Old Fashioned Southern Cornbread Dressing Recipe - … image

Make and share this Old Fashioned Southern Cornbread Dressing recipe from Food.com.

Total Time 2 hours 20 minutes

Prep Time 20 minutes

Cook Time 2 hours

Yield 15 serving(s)

Number Of Ingredients 11

1 (4 lb) chicken
1/2 cup butter
2 cups chopped onions
2 cups chopped celery
7 cups crumbled cornbread
4 1/2 cups chicken broth
2 cups crumbled biscuits
1 (10 3/4 ounce) can cream of chicken soup
3 eggs, lightly beaten
1 tablespoon poultry seasoning
1 teaspoon salt

Steps:

  • Put chicken in a dutch oven. Cover with water. Bring to a boil and cook over medium heat. Reduce heat to a simmer and cook for 45 minutes or until the chicken is tender.
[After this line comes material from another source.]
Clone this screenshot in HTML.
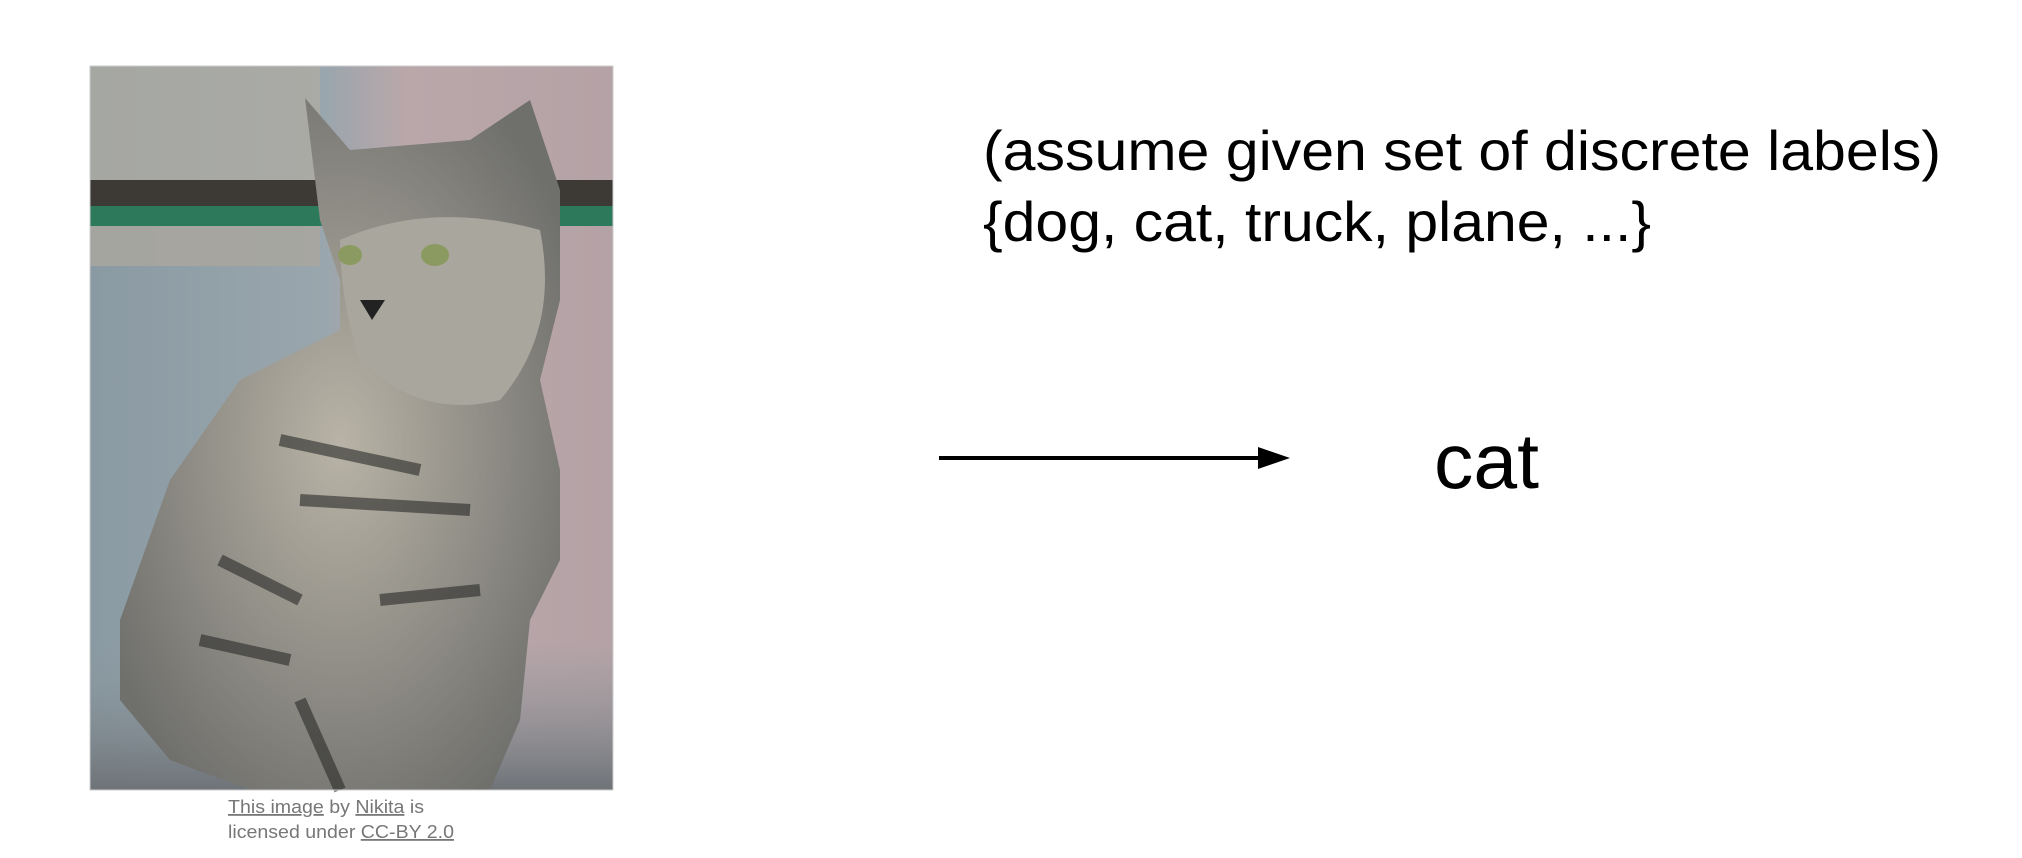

Remove chicken from heat, reserving the broth. Let cool and debone the chicken. Cut chicken into bite size pieces. Discard sking and bones.
  • Melt butter in a skillet over medium heat on stovetop. Add onion and celery and cook about 6 minutes until veggies are tender.
  • Preheat oven to 350°. Lightly grease a 13-x-9-x-2-inch baking dish; set aside.
  • In a large bowl, combine chicken, onion-and-celery mixture, cornbread, and remaining ingredients. Spoon mixture into prepared baking dish.
  • Bake, uncovered, for 1 hour, or until set.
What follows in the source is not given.